Our Spring Summer 2012 campaign photographer, Tim Walker, and art director, Ronnie Cooke Newhouse, interview each other in a conversation celebrating the campaign, creativity and childhoods.
Ronnie: Shall we talk about this Mulberry campaign you shot? This being campaign number three for you?
Tim: Yes, the first was the one we did in Northumberland, and that was for Spring Summer 2011 and we filled the room with flowers and had a little piglet, then the second campaign we did in March 2011 and we had Shona (Heath) do the giant animals which was very good, those giant eggs and the big owl! Then we shot Spring Summer 2012 in October and the theme was Emma’s look at the seaside, so we went to the epitome of the English seaside – Brighton -and shot on the pier. That’s where we were! Shooting Spring Summer 2012 in October! It could have been a disaster, but Emma said she wouldn’t mind if it rained and yet luckily we had perfect weather.

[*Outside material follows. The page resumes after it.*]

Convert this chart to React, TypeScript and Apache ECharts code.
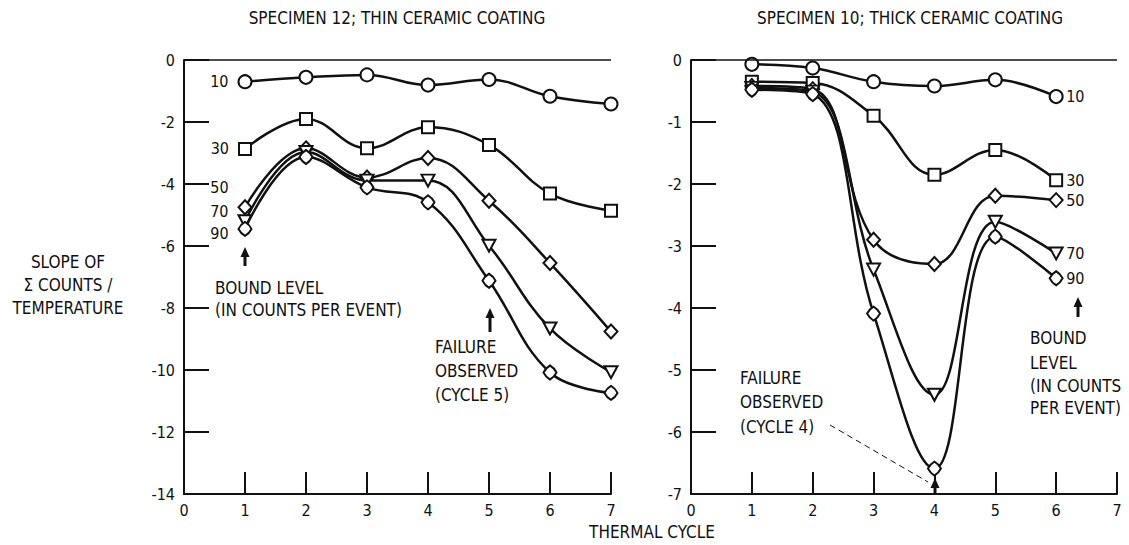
import React, { useEffect, useRef } from "react";
import * as echarts from "echarts";

// ---- data ----
const cyclesLeft = [1, 2, 3, 4, 5, 6, 7];
const cyclesRight = [1, 2, 3, 4, 5, 6];
const boundLevels = ["10", "30", "50", "70", "90"];

const left10 = [-0.7, -0.56, -0.48, -0.81, -0.63, -1.17, -1.42];
const left30 = [-2.87, -1.9, -2.85, -2.17, -2.74, -4.31, -4.86];
const left50 = [-4.75, -2.85, -3.79, -3.16, -4.54, -6.55, -8.76];
const left70 = [-5.2, -2.97, -3.89, -3.89, -5.99, -8.66, -10.07];
const left90 = [-5.45, -3.13, -4.11, -4.59, -7.12, -10.08, -10.74];

const right10 = [-0.07, -0.13, -0.35, -0.42, -0.32, -0.59];
const right30 = [-0.35, -0.37, -0.9, -1.85, -1.45, -1.94];
const right50 = [-0.42, -0.47, -2.9, -3.29, -2.19, -2.26];
const right70 = [-0.45, -0.51, -3.38, -5.4, -2.61, -3.12];
const right90 = [-0.48, -0.55, -4.09, -6.59, -2.85, -3.52];

const xTicksMax = 7;
const leftYMin = -14;
const rightYMin = -7;
const frameTopValue = 0;

const FONT = "'DejaVu Sans Condensed', 'Liberation Sans Narrow', 'DejaVu Sans', sans-serif";
const INK = "#111";

const roundedDiamond =
  "path://M10 0 Q16.5 3.5 20 10 Q16.5 16.5 10 20 Q3.5 16.5 0 10 Q3.5 3.5 10 0 Z";

const symbols: any[] = [
  { symbol: "circle", size: 13, rotate: 0 },
  { symbol: "rect", size: 12, rotate: 0 },
  { symbol: "diamond", size: [13, 14], rotate: 0 },
  { symbol: "triangle", size: [13, 12], rotate: 180 },
  { symbol: roundedDiamond, size: [13, 14], rotate: 0 },
];

const leftLabelOffsets = [[0, 0], [0, 0], [0, -20], [0, -10], [0, 5]];

function makeSeries(xs: number[], values: number[][], axisIndex: number, side: string) {
  return values.map((vals, i) => {
    const sym = symbols[i];
    const data = xs.map((x, k) => {
      const item: any = { value: [x, vals[k]] };
      if (side === "left" && k === 0) {
        item.label = {
          show: true,
          position: "left",
          distance: 9,
          offset: leftLabelOffsets[i],
          formatter: boundLevels[i],
          color: INK,
          fontFamily: FONT,
          fontSize: 16,
        };
      }
      return item;
    });
    const s: any = {
      type: "line",
      name: (side === "left" ? "Specimen 12 " : "Specimen 10 ") + boundLevels[i],
      xAxisIndex: axisIndex,
      yAxisIndex: axisIndex,
      data,
      smooth: 0.4,
      symbol: sym.symbol,
      symbolSize: sym.size,
      symbolRotate: sym.rotate,
      showAllSymbol: true,
      lineStyle: { color: INK, width: 2.5 },
      itemStyle: { color: "#fff", borderColor: INK, borderWidth: 2 },
      z: 3 + i,
    };
    if (i === 0) {
      s.markLine = {
        silent: true,
        symbol: "none",
        label: { show: false },
        lineStyle: { color: INK, width: 1.5, type: "solid" },
        data: [{ yAxis: frameTopValue }],
      };
    }
    if (side === "right") {
      s.endLabel = {
        show: true,
        formatter: boundLevels[i],
        distance: 10,
        color: INK,
        fontFamily: FONT,
        fontSize: 16,
      };
    }
    return s;
  });
}

function arrowUp(x: number, yBottom: number, yTop: number) {
  return [
    {
      type: "line",
      shape: { x1: x, y1: yBottom, x2: x, y2: yTop + 8 },
      style: { stroke: INK, lineWidth: 3 },
    },
    {
      type: "polygon",
      shape: { points: [[x, yTop], [x - 4.5, yTop + 10], [x + 4.5, yTop + 10]] },
      style: { fill: INK },
    },
  ];
}

function txt(text: string, x: number, y: number, align: string = "left", size = 17) {
  return {
    type: "text",
    x,
    y,
    style: {
      text,
      fill: INK,
      font: `${size}px ${FONT}`,
      textAlign: align,
      textVerticalAlign: "middle",
    },
  };
}

function makeX(gridIndex: number) {
  return {
    type: "value",
    gridIndex,
    min: 0,
    max: xTicksMax,
    interval: 1,
    axisLine: { show: true, onZero: false, lineStyle: { color: INK, width: 2 } },
    axisTick: { show: true, inside: true, length: 22, lineStyle: { color: INK, width: 2 } },
    axisLabel: { color: INK, fontFamily: FONT, fontSize: 16, margin: 8 },
    splitLine: { show: false },
  };
}

function makeY(gridIndex: number, min: number, interval: number) {
  return {
    type: "value",
    gridIndex,
    min,
    max: 0,
    interval,
    axisLine: { show: true, onZero: false, lineStyle: { color: INK, width: 2 } },
    axisTick: { show: true, inside: true, length: 25, lineStyle: { color: INK, width: 2 } },
    axisLabel: { color: INK, fontFamily: FONT, fontSize: 16, margin: 9 },
    splitLine: { show: false },
  };
}

export default function App() {
  const ref = useRef<HTMLDivElement>(null);
  useEffect(() => {
    if (!ref.current) return;
    const chart = echarts.init(ref.current, undefined, { renderer: "svg" });

    const series = [
      ...makeSeries(cyclesLeft, [left10, left30, left50, left70, left90], 0, "left"),
      ...makeSeries(cyclesRight, [right10, right30, right50, right70, right90], 1, "right"),
    ];

    chart.setOption({
      animation: false,
      grid: [
        { left: 184, top: 60, width: 427, height: 434 },
        { left: 691, top: 60, width: 426, height: 434 },
      ],
      xAxis: [makeX(0), makeX(1)],
      yAxis: [makeY(0, leftYMin, 2), makeY(1, rightYMin, 1)],
      series,
      graphic: [
        txt("SPECIMEN 12; THIN CERAMIC COATING", 397, 18, "center", 17),
        txt("SPECIMEN 10; THICK CERAMIC COATING", 910, 18, "center", 17),
        txt("SLOPE OF", 68, 262, "center", 17),
        txt("Σ COUNTS /", 68, 285, "center", 17),
        txt("TEMPERATURE", 68, 308, "center", 17),
        txt("THERMAL CYCLE", 652, 532, "center", 17),
        ...arrowUp(245, 266, 247),
        txt("BOUND LEVEL", 215, 288),
        txt("(IN COUNTS PER EVENT)", 215, 310),
        ...arrowUp(490, 332, 308),
        txt("FAILURE", 435, 347),
        txt("OBSERVED", 435, 371),
        txt("(CYCLE 5)", 435, 395),
        ...arrowUp(1078, 317, 297),
        txt("BOUND", 1030, 338),
        txt("LEVEL", 1030, 363),
        txt("(IN COUNTS", 1030, 386),
        txt("PER EVENT)", 1030, 408),
        txt("FAILURE", 740, 378),
        txt("OBSERVED", 740, 402),
        txt("(CYCLE 4)", 740, 427),
        {
          type: "line",
          shape: { x1: 830, y1: 425, x2: 928, y2: 482 },
          style: { stroke: INK, lineWidth: 1, lineDash: [6, 4] },
        },
        ...arrowUp(935, 494, 478),
      ],
    });
    return () => chart.dispose();
  }, []);
  return (
    <div
      ref={ref}
      style={{ position: "absolute", left: 0, top: 0, width: 1129, height: 545, background: "#fff" }}
    />
  );
}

Ronnie: Actually we thought we had an alternative for if it rained which didn’t work so we really didn’t have any option if it had poured down! We had the weirdest day, Indian summer, blue sky, fluffy clouds, and it seemed like no one in Brighton was working – everyone was out! It was strange, like a higher power smiled on us and said ‘we like your show Emma, we love the bags, clothes, shoes, so we’re going to give you a gift!’
Tim: Because of the way I shoot we had no lights, it was all daylight, so hair and makeup was at 6.30, by 7 we were on the beach watching the sun come up and then when it was going down in the early evening we were shooting still! Then it got cold and we all went home…
Ronnie: It was pretty magical. The girls, the two models [Frida Gustavsson and Lindsey Wixson] were great, really good together – like twins!
Tim: I have a question for you Ronnie, how old were you when you realised you were motivated by visual arts?
Ronnie: I think about three years old. I was drawn to painting and was basically very visually defined, in the way I thought, the way I remember things.
Tim: So for you, visual communication is a much more potent form of communication than the written form?
Ronnie: Yes, in a funny way I had to learn to communicate in all the different ways, as my level of development was advanced visually and then other methods caught up to that. I think it’s common for creative people, you decipher things, you learn things, you make sense of things, all visually first.
Tim: I was a doodler as a child, I communicated through sketches and would draw things to describe them. Doodles became photographs, I think like cartoons in a way – I see my photography as a form of cartoon – it was always in me to communicate that way. I couldn’t have done it in any other way. I think a lot of us that work visually, me, Emma, you, developed this way to communicate and understand visually when we were young, so still communicate like that now. Our childhoods are therefore important to how we think, maybe that’s the common denominator in all of us and why we all ‘get’ what we want from images, from campaigns.
Ronnie: We all seem to have rich memories from our childhood definitely. I’m always going back and wondering if the things I remember are simplistic and barely noticed by others but for me turned into seasons, campaigns, images or long term fascinations. It’s how each person perceives the situation I guess.